If your story is about gun control, you must have a cultural component where "gun control" plays a central role; either the presence of it or the lack of it. Maybe guns are prohibited by law and nobody has them, or the opposite: Guns are mandated by law and everybody has them, perhaps even first graders.

Then find some conflict: Rebels, corrupt officials, whatever (I'm not going to write your story).

IMO it is improper to call this "setting". Star Wars would be a completely different film with nearly the same exact plot if we were talking about magic wizards in medieval Europe. All that need remain the same is The Force and the cultural composition of it (a few good guys, a few bad guys, an unwitting public). The robots and aliens could have been just some humans, R2D2 just a dwarf with a few magical talents, the City in the Clouds just a City on a Mountain, and Luke drops away off the mountain, getting a magical new hand later.

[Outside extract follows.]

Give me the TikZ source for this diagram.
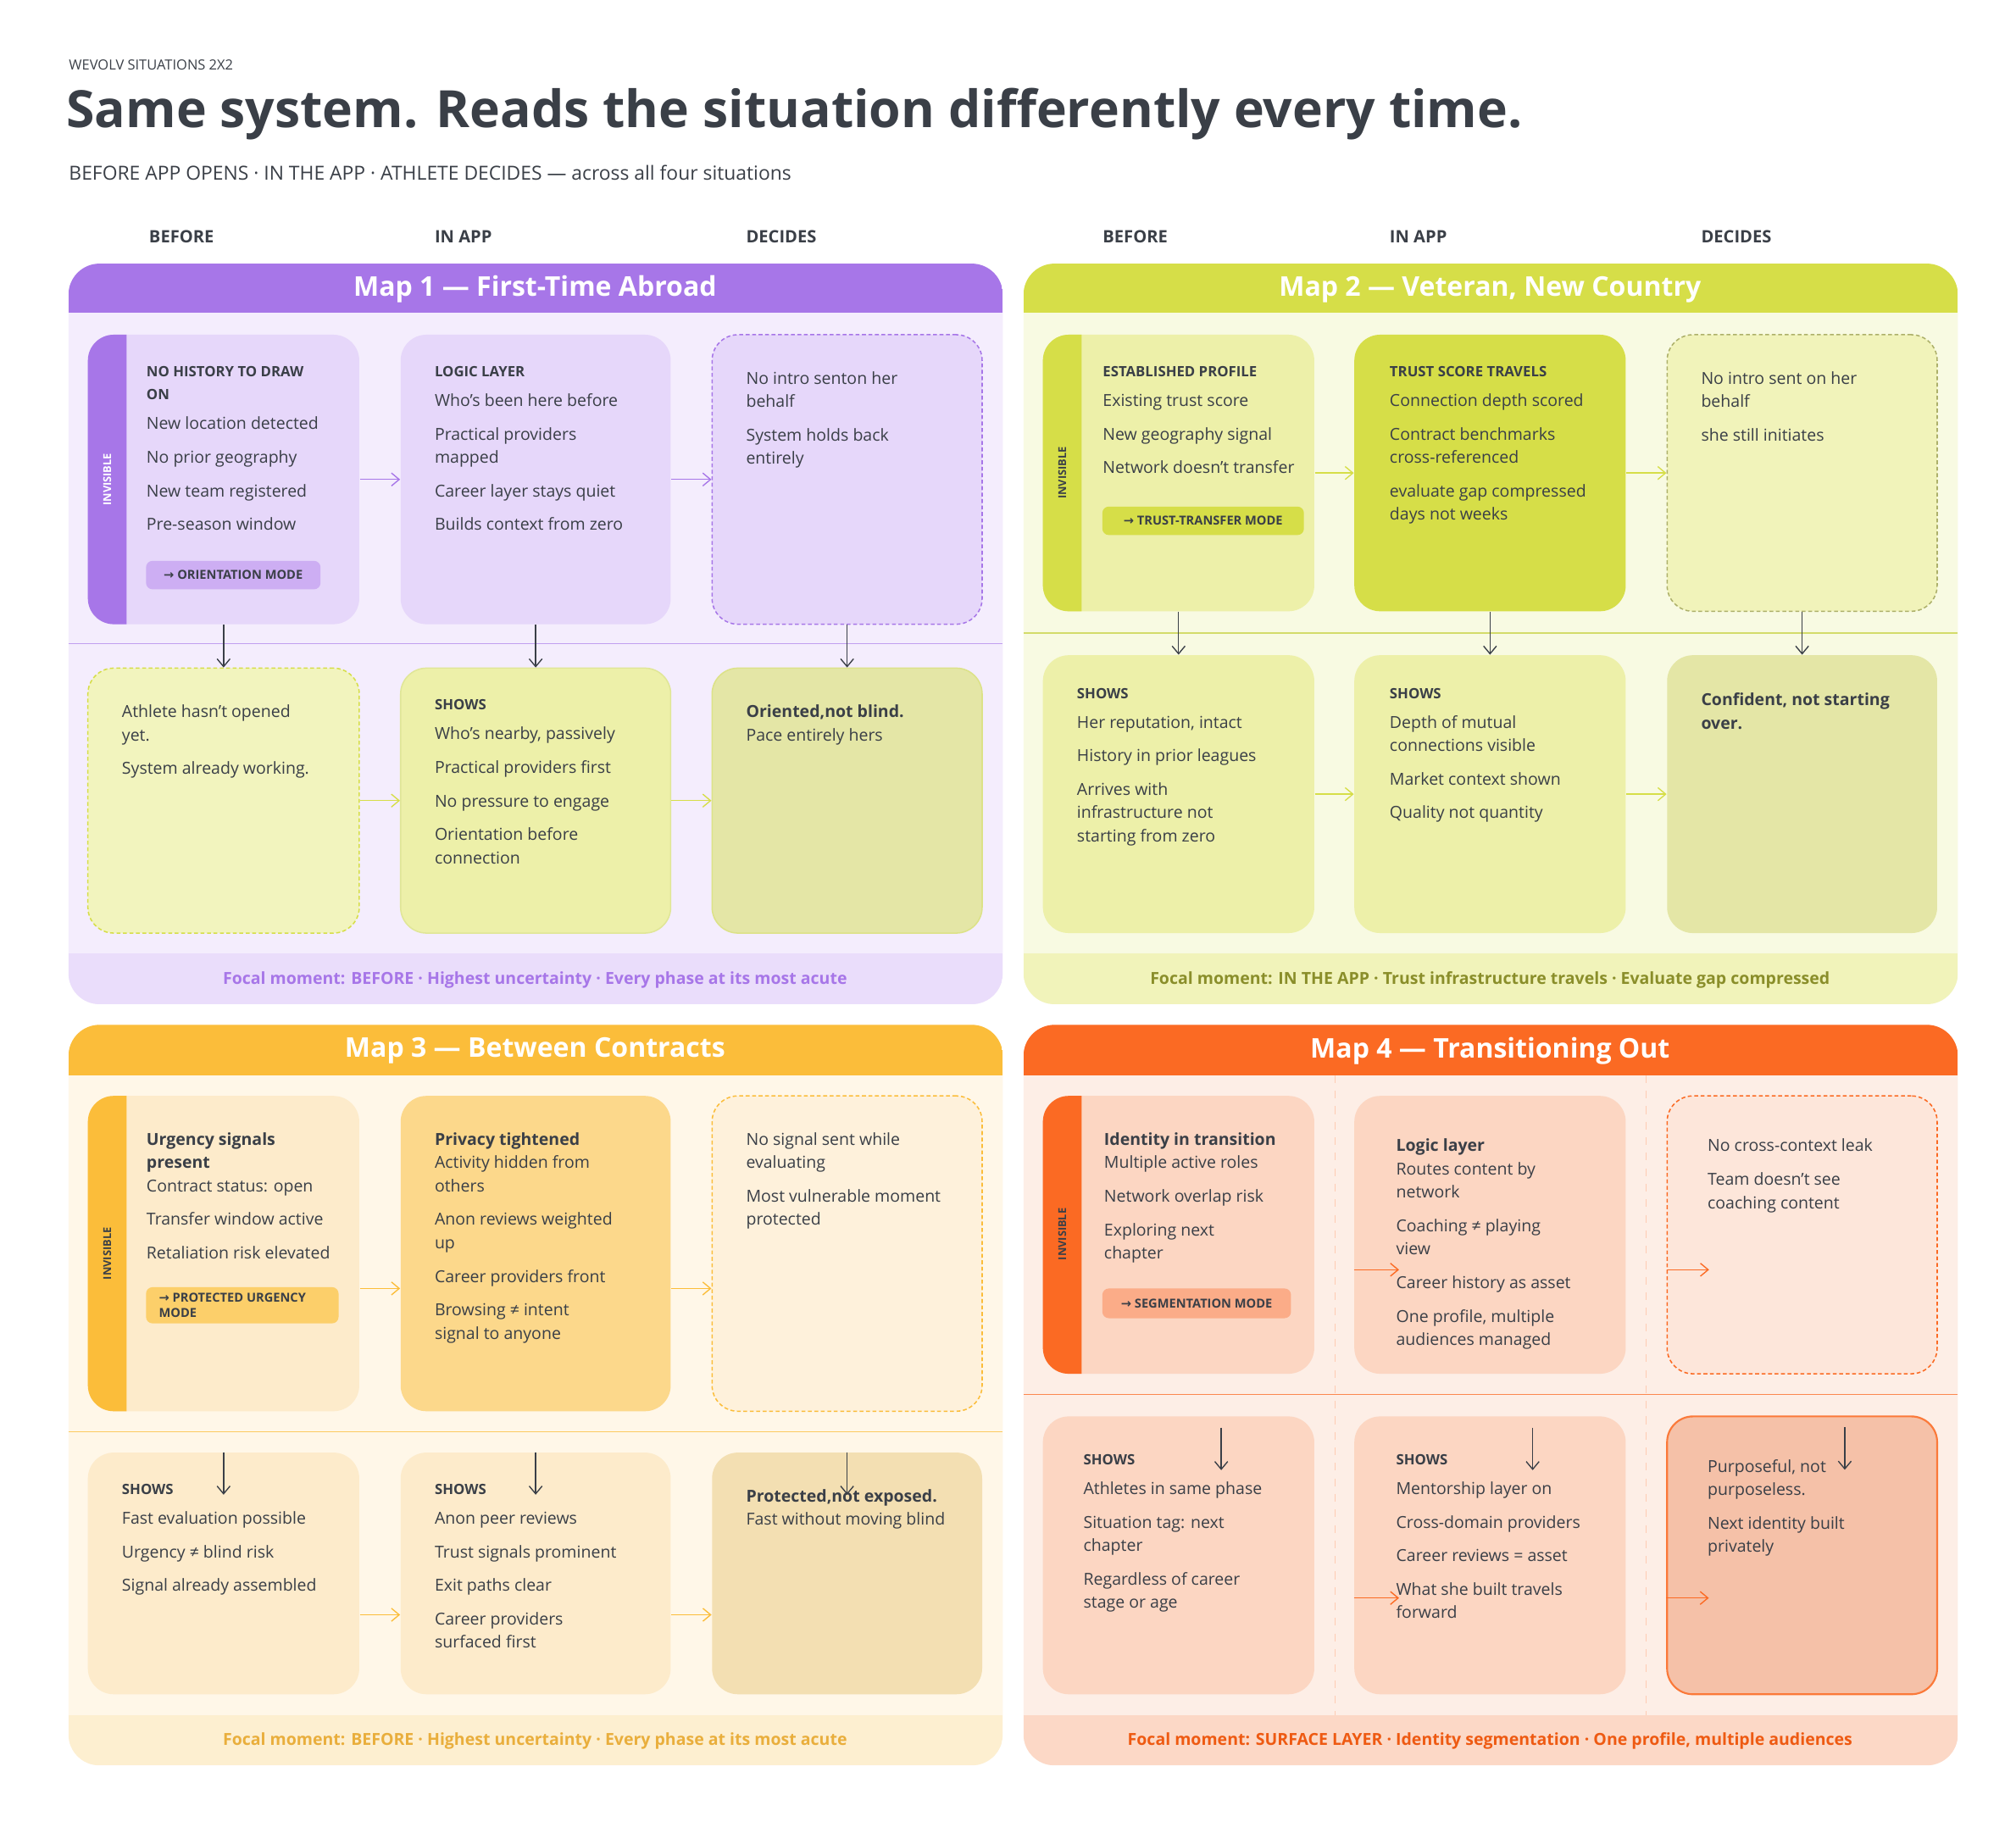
\documentclass[tikz,border=0pt]{standalone}
\usepackage{fontspec}
\setmainfont{Open Sans}
\newfontfamily\symf{DejaVu Sans}
\usetikzlibrary{arrows.meta,fit}
\definecolor{ink}{HTML}{3A3F47}
\definecolor{pA}{HTML}{A776E8}\definecolor{pBg}{HTML}{F4EDFD}\definecolor{pBox}{HTML}{E6D7FA}\definecolor{pTag}{HTML}{CDAEF3}\definecolor{pFoot}{HTML}{EADDFB}
\definecolor{gA}{HTML}{D6DE48}\definecolor{gBg}{HTML}{F8FAE2}\definecolor{gBox}{HTML}{EDF0A9}\definecolor{gDark}{HTML}{E4E6A6}\definecolor{gTxt}{HTML}{8A8E2A}\definecolor{gLine}{HTML}{D3DB6A}
\definecolor{yA}{HTML}{FBBD3A}\definecolor{yBg}{HTML}{FFF7E8}\definecolor{yBox}{HTML}{FDEBCB}\definecolor{yMid}{HTML}{FCD88B}\definecolor{yDark}{HTML}{F3DFB2}\definecolor{yTag}{HTML}{FCCF6A}\definecolor{yFoot}{HTML}{FDEFD0}\definecolor{yTxt}{HTML}{E9AE3C}
\definecolor{oA}{HTML}{FB6A23}\definecolor{oBg}{HTML}{FDEEE6}\definecolor{oBox}{HTML}{FCD6C2}\definecolor{oTag}{HTML}{FBAC88}\definecolor{oDark}{HTML}{F5C1A8}\definecolor{oFoot}{HTML}{FCD8C6}\definecolor{oTxt}{HTML}{EE5A12}
\tikzset{
  x=0.5pt,y=-0.5pt,
  bx/.style={rounded corners=10pt,inner sep=0pt},
  dsh/.style={dash pattern=on 1.5pt off 1pt,line width=0.5pt},
  txt/.style={anchor=north west,inner sep=0pt,align=left,text=ink,font=\fontsize{6.4}{9}\selectfont},
  tagbox/.style={rounded corners=2.5pt,inner sep=0pt,text=ink,font=\fontsize{4.8}{6}\selectfont\bfseries,align=left},
  hdr/.style={text=white,font=\fontsize{10.5}{12}\selectfont\bfseries},
  foot/.style={font=\fontsize{6.4}{8}\selectfont\bfseries},
  arr/.style={-{Straight Barb[length=3pt,width=5pt]},line width=0.45pt},
  vis/.style={rotate=90,font=\fontsize{4.2}{5}\selectfont\bfseries},
}
\newcommand{\hd}[1]{{\fontsize{5.5}{8}\selectfont\bfseries #1}}
\newcommand{\bh}[1]{{\bfseries #1}}
\newcommand{\rarr}{{\symf →}}
\newcommand{\panel}[8]{% x1 y1 x2 y2 bg head footcol headbot
  \fill[#5,rounded corners=12pt] (#1,#2) rectangle (#3,#4);
  \begin{scope}
    \clip[rounded corners=12pt] (#1,#2) rectangle (#3,#4);
    \fill[#6] (#1,#2) rectangle (#3,#8);
    \fill[#7] (#1,{#4-39}) rectangle (#3,#4);
  \end{scope}}
\newcommand{\sidebar}[4]{% x y1 y2 colour
  \fill[#4] ({#1+30},#2) [rounded corners=10pt] -- (#1,#2) -- (#1,#3) [sharp corners] -- ({#1+30},#3) -- cycle;}
\begin{document}
\begin{tikzpicture}
\useasboundingbox[fill=white] (0,0) rectangle (1560,1418);
\node[anchor=west,inner sep=0,text=ink,font=\fontsize{5.4}{6}\selectfont] (kick) at (53,50) {WEVOLV SITUATIONS 2X2};
\node[anchor=west,inner sep=0,text=ink,font=\fontsize{19.9}{24}\selectfont\bfseries] (title) at (51,88) {Same system. Reads the situation differently every time.};
\node[anchor=west,inner sep=0,text=ink,font=\fontsize{7.5}{9}\selectfont] (sub) at (53,134) {BEFORE APP OPENS · IN THE APP · ATHLETE DECIDES — across all four situations};
\foreach \xx/\lab [count=\i] in {115/BEFORE,336/IN APP,577/DECIDES,853/BEFORE,1075/IN APP,1316/DECIDES}
  \node[anchor=west,inner sep=0,text=ink,font=\fontsize{6.6}{8}\selectfont\bfseries] (col\i) at (\xx,183) {\lab};

%================ MAP 1
\panel{53}{204}{776}{777}{pBg}{pA}{pFoot}{242}
\node[hdr] (h1) at (414,224) {Map 1 — First-Time Abroad};
\draw[pA!70,line width=0.5pt] (53,498) -- (776,498);
\node[bx,fill=pBox,fit={(68,259)(278,483)}] (t11) {};
\sidebar{68}{259}{483}{pA}
\node[vis,text=white] (v1) at (83,371) {INVISIBLE};
\node[bx,fill=pBox,fit={(310,259)(519,483)}] (t12) {};
\node[bx,fill=pBox,draw=pA,dsh,fit={(551,259)(760,483)}] (t13) {};
\node[bx,fill=gBox!75,draw=gA,dsh,fit={(68,517)(278,722)}] (b11) {};
\node[bx,fill=gBox,draw=gLine!70,line width=0.5pt,fit={(310,517)(519,722)}] (b12) {};
\node[bx,fill=gDark,draw=gLine!80,line width=0.5pt,fit={(551,517)(760,722)}] (b13) {};
\node[txt] (x11) at (113,283) {\hd{NO HISTORY TO DRAW}\\\hd{ON}\\[2.5pt]New location detected\\[4pt]No prior geography\\[4pt]New team registered\\[4pt]Pre-season window};
\node[tagbox,fill=pTag,fit={(113,434)(248,456)}] (g1) {};
\node[tagbox] at (g1) {\rarr\ ORIENTATION MODE};
\node[txt] (x12) at (336,283) {\hd{LOGIC LAYER}\\[2.5pt]Who’s been here before\\[4pt]Practical providers\\mapped\\[4pt]Career layer stays quiet\\[4pt]Builds context from zero};
\node[txt] (x13) at (577,287) {No intro senton her\\behalf\\[4pt]System holds back\\entirely};
\node[txt] (y11) at (94,545) {Athlete hasn’t opened\\yet.\\[4pt]System already working.};
\node[txt] (y12) at (336,541) {\hd{SHOWS}\\[2.5pt]Who’s nearby, passively\\[4pt]Practical providers first\\[4pt]No pressure to engage\\[4pt]Orientation before\\connection};
\node[txt] (y13) at (577,545) {\bh{Oriented,not blind.}\\Pace entirely hers};
\draw[arr,pA] (t11.east) -- (t12.west);
\draw[arr,pA] (t12.east) -- (t13.west);
\draw[arr,gA] (b11.east) -- (b12.west);
\draw[arr,gA] (b12.east) -- (b13.west);
\foreach \a/\b in {t11/b11,t12/b12,t13/b13} \draw[arr,ink] (\a.south) -- (\b.north);
\node[foot,text=pA] (f1) at (414,758) {Focal moment: BEFORE · Highest uncertainty · Every phase at its most acute};

%================ MAP 2
\panel{792}{204}{1515}{777}{gBg}{gA}{gBox!80}{242}
\node[hdr] (h2) at (1153,224) {Map 2 — Veteran, New Country};
\draw[gLine,line width=0.5pt] (792,490) -- (1515,490);
\node[bx,fill=gBox,fit={(807,259)(1017,473)}] (t21) {};
\sidebar{807}{259}{473}{gA}
\node[vis,text=ink] (v2) at (822,366) {INVISIBLE};
\node[bx,fill=gA,fit={(1048,259)(1258,473)}] (t22) {};
\node[bx,fill=gBox!80,draw=gTxt!70,dsh,fit={(1290,259)(1499,473)}] (t23) {};
\node[bx,fill=gBox,fit={(807,507)(1017,722)}] (b21) {};
\node[bx,fill=gBox,fit={(1048,507)(1258,722)}] (b22) {};
\node[bx,fill=gDark,fit={(1290,507)(1499,722)}] (b23) {};
\node[txt] (x21) at (853,283) {\hd{ESTABLISHED PROFILE}\\[2.5pt]Existing trust score\\[4pt]New geography signal\\[4pt]Network doesn’t transfer};
\node[tagbox,fill=gA,fit={(853,392)(1009,414)}] (g2) {};
\node[tagbox] at (g2) {\rarr\ TRUST-TRANSFER MODE};
\node[txt] (x22) at (1075,283) {\hd{TRUST SCORE TRAVELS}\\[2.5pt]Connection depth scored\\[4pt]Contract benchmarks\\cross-referenced\\[4pt]evaluate gap compressed\\days not weeks};
\node[txt] (x23) at (1316,287) {No intro sent on her\\behalf\\[4pt]she still initiates};
\node[txt] (y21) at (833,532) {\hd{SHOWS}\\[2.5pt]Her reputation, intact\\[4pt]History in prior leagues\\[4pt]Arrives with\\infrastructure not\\starting from zero};
\node[txt] (y22) at (1075,532) {\hd{SHOWS}\\[2.5pt]Depth of mutual\\connections visible\\[4pt]Market context shown\\[4pt]Quality not quantity};
\node[txt] (y23) at (1316,536) {\bh{Confident, not starting}\\\bh{over.}};
\draw[arr,gA] (t21.east) -- (t22.west);
\draw[arr,gA] (t22.east) -- (t23.west);
\draw[arr,gA] (b21.east) -- (b22.west);
\draw[arr,gA] (b22.east) -- (b23.west);
\foreach \a/\b in {t21/b21,t22/b22,t23/b23} \draw[arr,ink] (\a.south) -- (\b.north);
\node[foot,text=gTxt] (f2) at (1153,758) {Focal moment: IN THE APP · Trust infrastructure travels · Evaluate gap compressed};

%================ MAP 3
\panel{53}{793}{776}{1366}{yBg}{yA}{yFoot}{832}
\node[hdr] (h3) at (414,813) {Map 3 — Between Contracts};
\draw[yA!80,line width=0.5pt] (53,1108) -- (776,1108);
\node[bx,fill=yBox,fit={(68,848)(278,1092)}] (t31) {};
\sidebar{68}{848}{1092}{yA}
\node[vis,text=ink] (v3) at (83,970) {INVISIBLE};
\node[bx,fill=yMid,fit={(310,848)(519,1092)}] (t32) {};
\node[bx,fill=yBox!70,draw=yA,dsh,fit={(551,848)(760,1092)}] (t33) {};
\node[bx,fill=yBox,fit={(68,1124)(278,1311)}] (b31) {};
\node[bx,fill=yBox,fit={(310,1124)(519,1311)}] (b32) {};
\node[bx,fill=yDark,fit={(551,1124)(760,1311)}] (b33) {};
\node[txt] (x31) at (113,876) {\bh{Urgency signals}\\\bh{present}\\Contract status: open\\[4pt]Transfer window active\\[4pt]Retaliation risk elevated};
\node[tagbox,fill=yTag,fit={(113,996)(262,1024)}] (g3) {};
\node[tagbox,anchor=west] at ([xshift=5pt]g3.west) {\rarr\ PROTECTED URGENCY\\MODE};
\node[txt] (x32) at (336,876) {\bh{Privacy tightened}\\Activity hidden from\\others\\[4pt]Anon reviews weighted\\up\\[4pt]Career providers front\\[4pt]Browsing ≠ intent\\signal to anyone};
\node[txt] (x33) at (577,876) {No signal sent while\\evaluating\\[4pt]Most vulnerable moment\\protected};
\node[txt] (y31) at (94,1148) {\hd{SHOWS}\\[2.5pt]Fast evaluation possible\\[4pt]Urgency ≠ blind risk\\[4pt]Signal already assembled};
\node[txt] (y32) at (336,1148) {\hd{SHOWS}\\[2.5pt]Anon peer reviews\\[4pt]Trust signals prominent\\[4pt]Exit paths clear\\[4pt]Career providers\\surfaced first};
\node[txt] (y33) at (577,1152) {\bh{Protected,not exposed.}\\Fast without moving blind};
\draw[arr,yA] ([yshift=-13.5pt]t31.east) -- ([yshift=-13.5pt]t32.west);
\draw[arr,yA] ([yshift=-13.5pt]t32.east) -- ([yshift=-13.5pt]t33.west);
\draw[arr,yA] ([yshift=-16pt]b31.east) -- ([yshift=-16pt]b32.west);
\draw[arr,yA] ([yshift=-16pt]b32.east) -- ([yshift=-16pt]b33.west);
\foreach \a in {b31,b32,b33} \draw[arr,ink] (\a.north) -- ++(0,33);
\node[foot,text=yTxt] (f3) at (414,1347) {Focal moment: BEFORE · Highest uncertainty · Every phase at its most acute};

%================ MAP 4
\panel{792}{793}{1515}{1366}{oBg}{oA}{oFoot}{832}
\node[hdr] (h4) at (1153,813) {Map 4 — Transitioning Out};
\draw[oA!35,dashed,line width=0.4pt] (1033,832) -- (1033,1327);
\draw[oA!35,dashed,line width=0.4pt] (1274,832) -- (1274,1327);
\draw[oA!80,line width=0.6pt] (792,1079) -- (1515,1079);
\node[bx,fill=oBox,fit={(807,848)(1017,1063)}] (t41) {};
\sidebar{807}{848}{1063}{oA}
\node[vis,text=ink] (v4) at (822,955) {INVISIBLE};
\node[bx,fill=oBox,fit={(1048,848)(1258,1063)}] (t42) {};
\node[bx,fill=oBox!60,draw=oA,dsh,fit={(1290,848)(1499,1063)}] (t43) {};
\node[bx,fill=oBox,fit={(807,1096)(1017,1311)}] (b41) {};
\node[bx,fill=oBox,fit={(1048,1096)(1258,1311)}] (b42) {};
\node[bx,fill=oDark,draw=oA!90,line width=0.7pt,fit={(1290,1096)(1499,1311)}] (b43) {};
\node[txt] (x41) at (854,876) {\bh{Identity in transition}\\Multiple active roles\\[4pt]Network overlap risk\\[4pt]Exploring next\\chapter};
\node[tagbox,fill=oTag,fit={(853,997)(999,1020)}] (g4) {};
\node[tagbox] at (g4) {\rarr\ SEGMENTATION MODE};
\node[txt] (x42) at (1080,881) {\bh{Logic layer}\\Routes content by\\network\\[4pt]Coaching ≠ playing\\view\\[4pt]Career history as asset\\[4pt]One profile, multiple\\audiences managed};
\node[txt] (x43) at (1321,881) {No cross-context leak\\[4pt]Team doesn’t see\\coaching content};
\node[txt] (y41) at (838,1125) {\hd{SHOWS}\\[2.5pt]Athletes in same phase\\[4pt]Situation tag: next\\chapter\\[4pt]Regardless of career\\stage or age};
\node[txt] (y42) at (1080,1125) {\hd{SHOWS}\\[2.5pt]Mentorship layer on\\[4pt]Cross-domain providers\\[4pt]Career reviews = asset\\[4pt]What she built travels\\forward};
\node[txt] (y43) at (1321,1129) {Purposeful, not\\purposeless.\\[4pt]Next identity built\\privately};
\draw[arr,oA] ([yshift=-13.5pt]t42.west) -- ++(35,0);
\draw[arr,oA] ([yshift=-13.5pt]t43.west) -- ++(33,0);
\draw[arr,oA] ([yshift=-16.5pt]b42.west) -- ++(35,0);
\draw[arr,oA] ([yshift=-16.5pt]b43.west) -- ++(33,0);
\foreach \a in {b41,b42,b43} \draw[arr,ink] ([xshift=16.5pt,yshift=-4.5pt]\a.north) -- ++(0,33);
\node[foot,text=oTxt] (f4) at (1153,1347) {Focal moment: SURFACE LAYER · Identity segmentation · One profile, multiple audiences};
\end{tikzpicture}
\end{document}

Also note that in Star Wars, the vast majority of the culture is very little different than the modern times. Hans Solo and Leia have a pretty normal American love story; a simple transplant from a romantic comedy about a cowboy and a rebellious young girl that ends in a kiss. Ships are not run differently, a captain in charge giving orders to subordinates and passengers alike [it is not the ONLY way to run a ship]. Neither the rebel or emperor army are run much differently. The ruling councils, how the bar is run, how planets are run is all quite familiar to the audience. Even Yoda's teaching is quite traditional.

Whatever the central "truth" is you want to represent, start with a culture the audience will find familiar (or at least easily understandable), and ADD a new cultural element that you can use to show what happens with your "truth". Adjust the rest of the culture, as little as possible to accommodate this new element.

As for the REST of the setting, many time periods, levels of technological development and civilization are possible. Pick whatever allows you the most leeway to tell your story and raises the stakes the most. If your hero and/or protagonist need to kill a lot of people and never think about them again, you might need a more "wild west" (little law enforcement) setting, like Star Wars. If your hero is going to be trapped by a government with no way out but to fight, think Hunger Games. Think about whether the hero has public support or is a public enemy, whether they have much leeway to act or little, whether they have many resources (as the rebels do in Star Wars) or nearly none.